Tre decenni di solidarietà: la storia di “Aiutiamoli a vivere”

Un impegno senza confini: dall'accoglienza dei bambini di Chernobyl al sostegno dei piccoli ucraini e palestinesi

In oltre tre decenni, la Fondazione Aiutiamoli a Vivere ha segnato la storia della solidarietà internazionale in Italia, portando nel Paese oltre 600.000 bambini dall’area di Chernobyl e preparandosi ora ad accogliere mille bambini ucraini nelle proprie strutture. Quest’ultimo progetto vedrà i piccoli ospiti rimanere in Italia per circa sei mesi, come ha rivelato all’ANSA il presidente della Fondazione, Fabrizio Pacifici.

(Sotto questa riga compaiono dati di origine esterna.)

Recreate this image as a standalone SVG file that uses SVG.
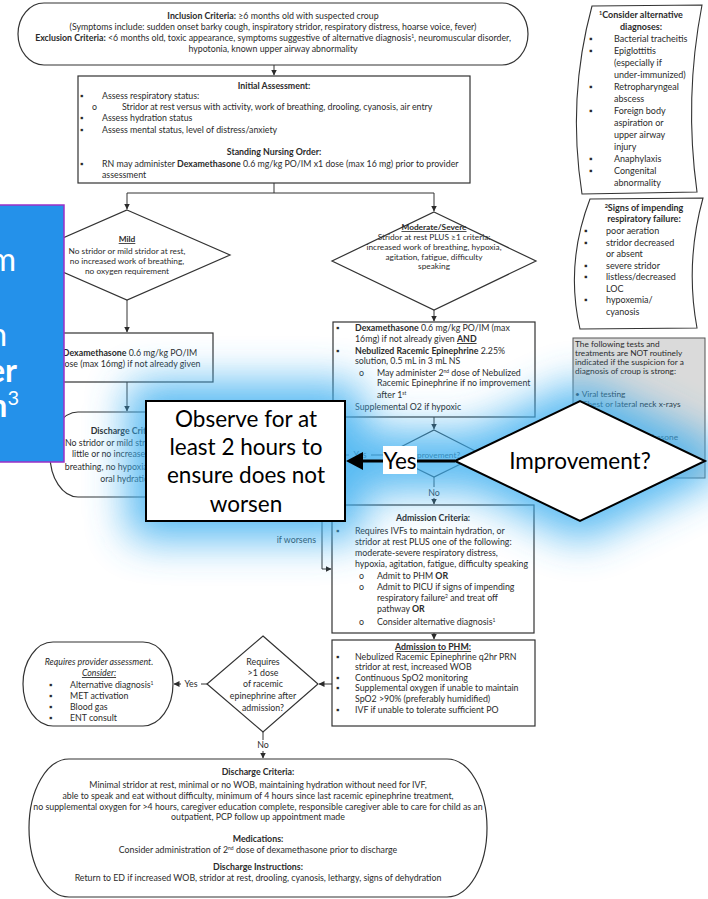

Pacifici, figura storica del Partito Comunista Italiano e un tempo assessore comunale, ha fondato l’organizzazione nel 1991 insieme a padre Vincenzo Bella. La decisione di dedicare la sua vita ai più piccoli nasce dalla convinzione che “soltanto i bambini ci salveranno”, una credenza maturata visitando un ospedale vicino alla centrale nucleare di Chernobyl e toccando con mano le conseguenze della tragedia.

Nonostante le iniziali difficoltà, comprese le porte chiuse dal suo mondo politico e il suo essere allora ateo, Pacifici trovò sostegno in un frate dell’Ordine dei Minori Conventuali, dando vita a quello che sarebbe diventato un movimento di solidarietà globale, trasformatosi in Ong nel 2010.

La Fondazione può oggi contare su 250 sedi sparse per l’Italia e uffici di rappresentanza in Bielorussia, Ucraina, Congo e Giappone. Il supporto viene da diecimila famiglie italiane pronte ad accogliere i bambini e partecipare alle iniziative solidali. Recentemente, Pacifici ha guidato una missione a Kiev, portando aiuti alimentari e materiali a militari e bambini, e gettando le basi per progetti futuri, tra cui la riabilitazione di un ospedale ucraino e l’introduzione della telemedicina.

La Fondazione Aiutiamoli a Vivere non si limita al supporto dei bambini ucraini. Un nuovo progetto vedrà l’organizzazione impegnata a Betlemme, dove, con il contributo del governo giapponese, verrà realizzato un reparto pediatrico per i bambini palestinesi, arricchito dalla tecnologia del “cubo” per la telemedicina, a dimostrazione dell’impegno continuo e della versatilità dell’organizzazione nel rispondere alle emergenze umanitarie.